谢侃不想谈这个话题,他看了看时间,“我去买点粥,你多留意着他,有事打电话。”
谢侃走後,柘城去找了吴锐。
“赵淇是不是必须要肾移植?”
“我就这麽跟你说吧,他离移植的标准越来越近了。”吴锐看柘城的脸色不好,叹了口气。“你们三个,现在到底是什麽情况?”
“什麽什麽情况?”柘城脑海里一直在想谢侃说的要带赵淇出国的事,吴锐的话他一时间没反应过来。
“你丶赵淇丶谢侃。”
“没什麽情况。”柘城不想聊这个,“按你的预估,你觉得赵淇如果肾移植的话,大概要排到什麽时候?”
“不好说,肾源在咱们国家很紧张,缺口太大了。”
“特殊情况呢?有没有快速通道什麽的?”柘城不死心,他不太想让赵淇出国,他不能长时间请假,但他又想亲自照顾赵淇。
“赵淇的情况远谈不上特殊,再说了,疾病面前没有谁有特权。就算有,也不是你我这个级别能接触得到的。”
“只有出国这一个办法了吗?”
“如果能出国治疗当然更好了。但是。。。。。。”吴锐有些犹豫。
“你说。”
“赵淇的身体条件太差,就算移植,估计结果也不乐观。”
“为什麽?之後不让他去上班了,好好养着也不行吗?”
柘城想过,等赵淇状态好点就跟他商量,看能不能把咖啡店的工作辞了,再找个相对清闲的。

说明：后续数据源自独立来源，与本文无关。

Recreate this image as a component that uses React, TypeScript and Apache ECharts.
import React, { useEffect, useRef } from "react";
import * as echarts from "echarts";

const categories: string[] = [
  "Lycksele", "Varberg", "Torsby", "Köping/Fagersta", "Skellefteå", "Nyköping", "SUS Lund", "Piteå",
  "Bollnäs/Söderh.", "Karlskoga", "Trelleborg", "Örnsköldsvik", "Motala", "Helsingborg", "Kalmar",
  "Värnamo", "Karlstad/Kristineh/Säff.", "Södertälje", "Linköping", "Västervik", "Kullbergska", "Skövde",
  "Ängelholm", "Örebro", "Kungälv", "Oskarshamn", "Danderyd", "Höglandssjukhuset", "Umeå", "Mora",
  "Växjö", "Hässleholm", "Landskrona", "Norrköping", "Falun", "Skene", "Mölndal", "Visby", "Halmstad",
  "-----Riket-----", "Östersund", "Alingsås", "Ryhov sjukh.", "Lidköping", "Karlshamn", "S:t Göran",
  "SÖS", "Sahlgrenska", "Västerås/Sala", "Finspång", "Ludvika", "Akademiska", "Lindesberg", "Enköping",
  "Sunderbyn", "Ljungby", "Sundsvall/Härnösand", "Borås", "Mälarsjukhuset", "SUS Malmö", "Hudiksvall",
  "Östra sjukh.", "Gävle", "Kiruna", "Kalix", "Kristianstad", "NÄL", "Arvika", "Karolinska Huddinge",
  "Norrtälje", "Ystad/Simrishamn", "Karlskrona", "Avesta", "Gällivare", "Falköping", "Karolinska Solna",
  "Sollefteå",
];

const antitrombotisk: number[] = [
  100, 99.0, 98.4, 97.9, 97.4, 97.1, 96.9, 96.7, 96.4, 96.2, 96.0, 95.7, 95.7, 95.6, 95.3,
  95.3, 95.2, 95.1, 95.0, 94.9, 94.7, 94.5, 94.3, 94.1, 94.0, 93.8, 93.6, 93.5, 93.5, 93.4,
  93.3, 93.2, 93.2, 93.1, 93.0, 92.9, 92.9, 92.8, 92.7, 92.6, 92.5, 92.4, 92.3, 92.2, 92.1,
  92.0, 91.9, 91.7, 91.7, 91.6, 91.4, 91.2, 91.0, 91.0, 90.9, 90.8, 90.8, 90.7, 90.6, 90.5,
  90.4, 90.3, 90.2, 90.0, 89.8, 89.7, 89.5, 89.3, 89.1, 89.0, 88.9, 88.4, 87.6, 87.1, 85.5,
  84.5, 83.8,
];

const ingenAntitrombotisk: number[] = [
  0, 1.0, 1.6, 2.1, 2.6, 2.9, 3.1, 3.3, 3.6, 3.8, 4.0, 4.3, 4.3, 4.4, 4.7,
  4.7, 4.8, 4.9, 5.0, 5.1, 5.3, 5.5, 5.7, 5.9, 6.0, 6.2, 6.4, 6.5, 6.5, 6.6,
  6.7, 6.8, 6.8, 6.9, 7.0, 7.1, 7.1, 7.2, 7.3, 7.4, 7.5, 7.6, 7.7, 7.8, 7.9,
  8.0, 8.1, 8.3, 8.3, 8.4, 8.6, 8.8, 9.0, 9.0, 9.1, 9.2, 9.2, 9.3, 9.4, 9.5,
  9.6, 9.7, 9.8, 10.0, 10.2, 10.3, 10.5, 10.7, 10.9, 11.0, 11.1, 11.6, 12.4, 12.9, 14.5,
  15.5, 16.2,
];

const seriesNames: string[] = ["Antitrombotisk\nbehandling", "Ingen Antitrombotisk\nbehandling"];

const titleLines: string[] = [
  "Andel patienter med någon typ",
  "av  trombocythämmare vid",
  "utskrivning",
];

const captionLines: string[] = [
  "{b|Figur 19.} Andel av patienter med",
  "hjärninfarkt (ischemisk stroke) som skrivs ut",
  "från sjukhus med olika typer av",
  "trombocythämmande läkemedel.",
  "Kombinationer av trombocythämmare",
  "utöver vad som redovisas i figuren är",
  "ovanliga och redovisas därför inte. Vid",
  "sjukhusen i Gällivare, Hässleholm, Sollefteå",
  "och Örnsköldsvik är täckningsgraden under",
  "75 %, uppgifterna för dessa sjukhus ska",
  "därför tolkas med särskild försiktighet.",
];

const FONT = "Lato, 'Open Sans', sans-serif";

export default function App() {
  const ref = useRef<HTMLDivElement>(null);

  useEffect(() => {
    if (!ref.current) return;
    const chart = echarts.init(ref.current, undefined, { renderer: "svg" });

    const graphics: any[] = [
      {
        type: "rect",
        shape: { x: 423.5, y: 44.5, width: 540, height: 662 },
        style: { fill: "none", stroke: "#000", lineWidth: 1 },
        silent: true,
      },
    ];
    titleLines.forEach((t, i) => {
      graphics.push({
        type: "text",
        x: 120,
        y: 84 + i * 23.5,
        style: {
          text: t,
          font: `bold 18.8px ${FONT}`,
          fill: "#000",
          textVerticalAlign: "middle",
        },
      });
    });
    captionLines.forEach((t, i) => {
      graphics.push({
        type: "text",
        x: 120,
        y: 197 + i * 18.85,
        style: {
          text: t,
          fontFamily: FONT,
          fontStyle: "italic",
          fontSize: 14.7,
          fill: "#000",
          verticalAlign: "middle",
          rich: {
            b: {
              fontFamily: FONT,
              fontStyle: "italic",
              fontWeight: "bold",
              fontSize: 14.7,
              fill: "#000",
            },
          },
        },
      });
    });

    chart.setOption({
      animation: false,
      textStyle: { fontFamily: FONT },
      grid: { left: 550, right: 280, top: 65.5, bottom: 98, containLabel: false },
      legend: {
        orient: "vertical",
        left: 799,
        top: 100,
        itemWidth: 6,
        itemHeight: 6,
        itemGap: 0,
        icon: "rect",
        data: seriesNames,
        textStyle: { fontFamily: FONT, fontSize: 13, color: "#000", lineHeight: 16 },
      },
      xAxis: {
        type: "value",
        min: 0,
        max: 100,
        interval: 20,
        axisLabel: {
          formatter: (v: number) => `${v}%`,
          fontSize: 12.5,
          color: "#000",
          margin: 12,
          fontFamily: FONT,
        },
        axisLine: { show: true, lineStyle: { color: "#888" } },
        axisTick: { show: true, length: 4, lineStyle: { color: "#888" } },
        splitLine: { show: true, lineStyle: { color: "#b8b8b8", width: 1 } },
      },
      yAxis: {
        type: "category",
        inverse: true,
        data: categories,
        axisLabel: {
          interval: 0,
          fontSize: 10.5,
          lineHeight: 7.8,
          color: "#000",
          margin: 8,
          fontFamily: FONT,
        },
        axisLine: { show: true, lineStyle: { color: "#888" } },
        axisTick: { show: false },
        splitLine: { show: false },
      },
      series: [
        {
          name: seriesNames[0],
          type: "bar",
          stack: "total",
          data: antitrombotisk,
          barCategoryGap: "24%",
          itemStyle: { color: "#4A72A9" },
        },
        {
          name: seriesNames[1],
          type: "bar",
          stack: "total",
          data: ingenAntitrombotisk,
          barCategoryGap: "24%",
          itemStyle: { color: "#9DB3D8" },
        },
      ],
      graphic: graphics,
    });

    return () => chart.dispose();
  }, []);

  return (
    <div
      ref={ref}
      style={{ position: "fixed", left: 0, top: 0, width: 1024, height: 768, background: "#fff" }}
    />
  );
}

“这几个月有一个北京着名的心理医生从倏尔刚好在我院指导,我请他帮忙看了一下赵淇的状况,人家说赵淇的依从性极差,不建议浪费珍贵的肾源了。”
“依从性极差是什麽意思?”
“要不你去找从医生问问?不过这个点儿了,人家早就下班了。”吴锐看了一下走廊,确保无人听见,低声在柘城耳边道:“春花的宋放你知道吧?”
“宋放?跟他有什麽关系?”
“我见他来接从医生下班好几回了,他俩关系肯定不一般。”
吴锐说的春花职高原名叫“春华职高”,上学那会儿调皮,念高中的学生们看不上人家职校生,就联合其他高中院校给起了个诨名。

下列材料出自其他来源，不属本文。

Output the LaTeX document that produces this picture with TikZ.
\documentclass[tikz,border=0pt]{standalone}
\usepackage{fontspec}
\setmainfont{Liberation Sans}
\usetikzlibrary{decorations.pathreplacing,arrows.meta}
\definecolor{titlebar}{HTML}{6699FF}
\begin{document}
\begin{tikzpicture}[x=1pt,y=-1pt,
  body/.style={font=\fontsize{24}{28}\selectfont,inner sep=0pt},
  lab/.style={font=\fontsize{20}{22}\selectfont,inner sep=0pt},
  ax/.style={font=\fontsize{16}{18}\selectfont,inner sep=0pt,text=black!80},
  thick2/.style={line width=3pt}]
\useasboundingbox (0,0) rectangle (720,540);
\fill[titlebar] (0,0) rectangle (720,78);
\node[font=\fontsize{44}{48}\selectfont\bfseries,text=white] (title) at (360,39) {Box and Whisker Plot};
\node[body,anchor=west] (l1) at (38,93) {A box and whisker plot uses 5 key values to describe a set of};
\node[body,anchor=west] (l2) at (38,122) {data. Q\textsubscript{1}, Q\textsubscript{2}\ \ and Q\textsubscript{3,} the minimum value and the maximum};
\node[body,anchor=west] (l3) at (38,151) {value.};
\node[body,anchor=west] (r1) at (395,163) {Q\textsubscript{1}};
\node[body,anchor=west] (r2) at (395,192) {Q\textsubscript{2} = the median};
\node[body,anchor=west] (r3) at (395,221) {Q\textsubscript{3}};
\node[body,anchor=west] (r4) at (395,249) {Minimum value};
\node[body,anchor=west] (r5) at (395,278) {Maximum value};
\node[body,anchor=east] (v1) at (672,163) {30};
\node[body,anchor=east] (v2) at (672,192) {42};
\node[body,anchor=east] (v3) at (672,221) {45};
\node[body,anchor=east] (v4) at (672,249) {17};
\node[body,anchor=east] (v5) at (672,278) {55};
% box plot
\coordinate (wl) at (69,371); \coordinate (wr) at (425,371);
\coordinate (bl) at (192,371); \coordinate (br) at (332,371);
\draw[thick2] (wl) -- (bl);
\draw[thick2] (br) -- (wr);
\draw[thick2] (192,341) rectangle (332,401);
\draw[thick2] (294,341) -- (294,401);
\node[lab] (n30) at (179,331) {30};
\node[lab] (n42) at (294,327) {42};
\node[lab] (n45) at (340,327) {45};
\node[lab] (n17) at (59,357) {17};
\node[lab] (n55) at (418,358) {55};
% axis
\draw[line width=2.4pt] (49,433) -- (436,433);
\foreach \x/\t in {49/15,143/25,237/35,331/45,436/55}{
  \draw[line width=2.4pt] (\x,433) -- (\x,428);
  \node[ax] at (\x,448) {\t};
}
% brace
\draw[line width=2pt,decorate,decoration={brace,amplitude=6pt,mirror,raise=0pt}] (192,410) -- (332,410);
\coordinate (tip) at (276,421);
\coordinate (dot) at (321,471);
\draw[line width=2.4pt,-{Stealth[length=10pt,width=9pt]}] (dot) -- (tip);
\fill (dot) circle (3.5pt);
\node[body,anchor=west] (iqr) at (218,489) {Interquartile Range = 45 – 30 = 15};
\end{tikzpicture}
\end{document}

柘城认识宋放,一个原因是这个人上学期间算是学生当中的风云人物;还一个原因就是他和谢侃在台球厅打架的那次,宋放作为谢侃的朋友,也在场。
“从医生明天上班吗?”
“上啊,一到放假,带孩子来做心理疏导的家长就特别多,心理科的医生连除夕夜都得加班。”
“行。”柘城决定明天去找这个从医生问问为什麽他对赵淇的评估那麽不乐观。